Plotting code records
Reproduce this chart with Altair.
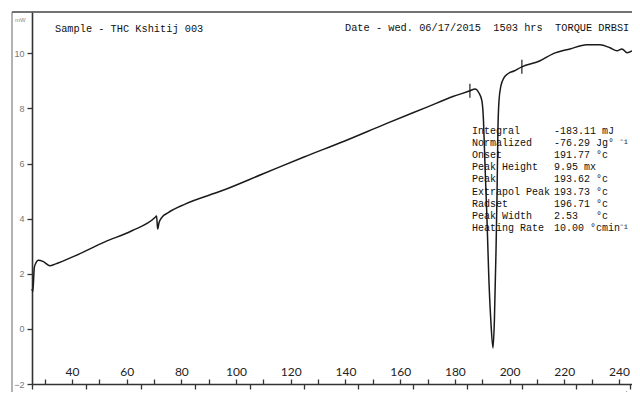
import altair as alt
import pandas as pd

# DSC curve: time (min) vs heat flow (mW)
time_min = [0.00, 0.03, 0.085, 0.17, 0.23, 0.42, 0.66, 0.85, 1.58, 2.68, 3.67,
            4.52, 4.58, 4.62, 4.67, 4.77, 5.01, 5.63, 7.0, 8.5, 10.0, 11.5, 13.0,
            14.5, 15.5, 16.10, 16.29, 16.43, 16.54, 16.60, 16.65, 16.73, 16.80,
            16.87, 16.95, 17.00, 17.06, 17.10, 17.13, 17.17, 17.24, 17.35, 17.50,
            17.72, 18.01, 18.68, 19.15, 19.78, 20.40, 20.88, 21.25, 21.51, 21.69,
            21.88, 22.06]
heat_flow = [1.45, 1.35, 2.23, 2.44, 2.49, 2.44, 2.29, 2.35, 2.65, 3.16, 3.56,
             4.04, 4.10, 3.62, 3.85, 4.04, 4.22, 4.53, 5.02, 5.63, 6.24, 6.82, 7.44,
             8.04, 8.44, 8.64, 8.71, 8.57, 8.28, 7.55, 6.10, 3.92, 1.74,
             0.29, -0.69, 0.29, 2.83, 5.01, 7.19, 8.28, 8.82, 9.11, 9.26,
             9.36, 9.51, 9.73, 9.98, 10.16, 10.31, 10.31, 10.20, 10.09, 10.16,
             10.02, 10.09]

# onset / endset markers on the curve
marker_t = [16.10, 18.01]
marker_y = [8.64, 9.51]

y_ticks = [-2, -1, 0, 1, 2, 3, 4, 5, 6, 7, 8, 9, 10, 11]
min_ticks = [0, 1, 2, 3, 4, 5, 6, 7, 8, 9, 10, 11, 12, 13, 14, 15, 16, 17, 18,
             19, 20, 21, 22]
temp_ticks = [30, 40, 50, 60, 70, 80, 90, 100, 110, 120, 130, 140, 150, 160,
              170, 180, 190, 200, 210, 220, 230, 240]

table_labels = ["Integral", "Normalized", "Onset", "Peak Height", "Peak",
                "Extrapol Peak", "Radset", "Peak Width", "Heating Rate"]
table_values = ["-183.11 mJ", "-76.29 Jg\u00b0 \u207b\u00b9", "191.77 \u00b0c",
                "9.95 mx", "193.62 \u00b0c", "193.73 \u00b0c", "196.71 \u00b0c",
                "2.53\u00a0\u00a0\u00a0\u00b0c", "10.00 \u00b0cmin\u207b\u00b9"]

sample_text = "Sample - THC Kshitij 003"
date_text = "Date - wed. 06/17/2015\u00a0\u00a01503 hrs\u00a0\u00a0TORQUE DRBSI"

W, H = 600, 372
MONO = "Liberation Mono"
INK = "#111111"

df = pd.DataFrame({"t": time_min, "y": heat_flow})
mk = pd.DataFrame({"t": marker_t, "y": marker_y})
tdf = pd.DataFrame({"T": temp_ticks})

xs = alt.Scale(domain=[0, 22.06], nice=False, zero=False)
ys = alt.Scale(domain=[-2, 11.5], nice=False, zero=False)

x_axis = alt.Axis(orient="bottom", values=min_ticks,
                  labelExpr="datum.value % 2 === 0 && datum.value <= 20 ? datum.label : ''",
                  title=None, grid=False, tickSize=5, tickWidth=1.3,
                  tickColor="#333", domainColor="#333", domainWidth=1.6,
                  labelColor="#777", labelFont="Liberation Sans",
                  labelFontSize=8, labelPadding=1, labelFlush=False)
y_axis = alt.Axis(values=y_ticks,
                  labelExpr="datum.value % 2 === 0 ? datum.label : ''",
                  title=None, grid=False, tickSize=5, tickWidth=1.3,
                  tickColor="#333", domainColor="#333", domainWidth=1.6,
                  labelColor="#777", labelFont="Liberation Sans",
                  labelFontSize=9, labelPadding=3)

curve = alt.Chart(df).mark_line(color="#1a1a1a", strokeWidth=1.5,
                                interpolate="monotone").encode(
    x=alt.X("t:Q", scale=xs, axis=x_axis),
    y=alt.Y("y:Q", scale=ys, axis=y_axis),
)

markers = alt.Chart(mk).mark_tick(orient="vertical", size=14, thickness=1.6,
                                  color=INK).encode(
    x=alt.X("t:Q", scale=xs), y=alt.Y("y:Q", scale=ys))

frame_top = alt.Chart().mark_rule(color="#444", strokeWidth=1.5).encode(
    x=alt.value(-20), x2=alt.value(W), y=alt.value(0))
frame_left = alt.Chart().mark_rule(color="#666", strokeWidth=1).encode(
    x=alt.value(-20), y=alt.value(0), y2=alt.value(H + 20))

t_sample = alt.Chart().mark_text(font=MONO, fontSize=10.3, color=INK,
                                 align="left", baseline="middle").encode(
    x=alt.value(23), y=alt.value(17), text=alt.value(sample_text))
t_date = alt.Chart().mark_text(font=MONO, fontSize=10.3, color=INK,
                               align="left", baseline="middle").encode(
    x=alt.value(313), y=alt.value(16), text=alt.value(date_text))
t_unit = alt.Chart().mark_text(font="Liberation Sans", fontSize=6, color="#888",
                               align="left", baseline="middle").encode(
    x=alt.value(-17), y=alt.value(8), text=alt.value("mW"))
t_min = alt.Chart().mark_text(font="Liberation Sans", fontSize=9, color="#555",
                              align="left", baseline="top").encode(
    x=alt.value(586), y=alt.value(H + 7), text=alt.value("min"))

t_lab = alt.Chart().mark_text(font=MONO, fontSize=10, color=INK, align="left",
                              baseline="top", lineBreak="\n",
                              lineHeight=12.1).encode(
    x=alt.value(440), y=alt.value(114), text=alt.value("\n".join(table_labels)))
t_val = alt.Chart().mark_text(font=MONO, fontSize=10, color=INK, align="left",
                              baseline="top", lineBreak="\n",
                              lineHeight=12.1).encode(
    x=alt.value(522), y=alt.value(114), text=alt.value("\n".join(table_values)))

inner = alt.layer(frame_top, frame_left, curve, markers, t_sample, t_date,
                  t_unit, t_min, t_lab, t_val)

temp_axis = alt.Axis(orient="top", offset=-H, values=temp_ticks,
                     labelExpr="datum.value % 20 === 0 ? datum.label : ''",
                     title=None, grid=False, domain=False, tickSize=5,
                     tickWidth=1.3, tickColor="#333", labelColor="#222",
                     labelFont="Lato", labelFontSize=12, labelPadding=1)
temp = alt.Chart(tdf).mark_tick(opacity=0).encode(
    x=alt.X("T:Q", scale=alt.Scale(domain=[25.4, 244.75], nice=False, zero=False),
            axis=temp_axis),
    y=alt.value(0))

chart = alt.layer(inner, temp).resolve_scale(x="independent").properties(
    width=W, height=H,
    padding={"left": 24, "top": 4, "right": 0, "bottom": 8},
    autosize=alt.AutoSizeParams(type="none"),
    background="white",
).configure_view(stroke=None)

chart.save("out.html", embed_options={"renderer": "svg", "actions": False})
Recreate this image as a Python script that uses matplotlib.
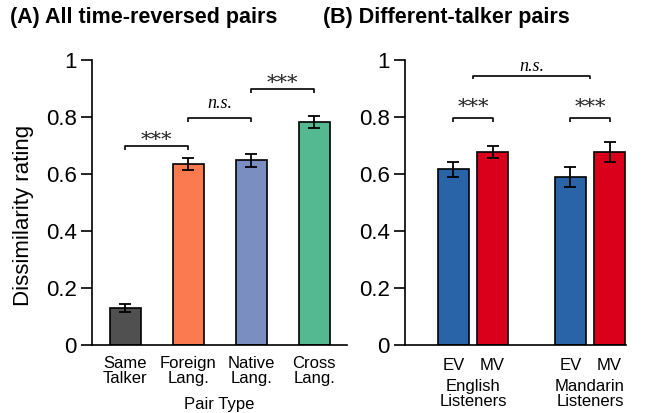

§ What the task asks:
Gather from the entries above all lines that include the string "this".

§ The output:
Reproduce this chart with Altair.
Recreate this image as a Python script that uses matplotlib.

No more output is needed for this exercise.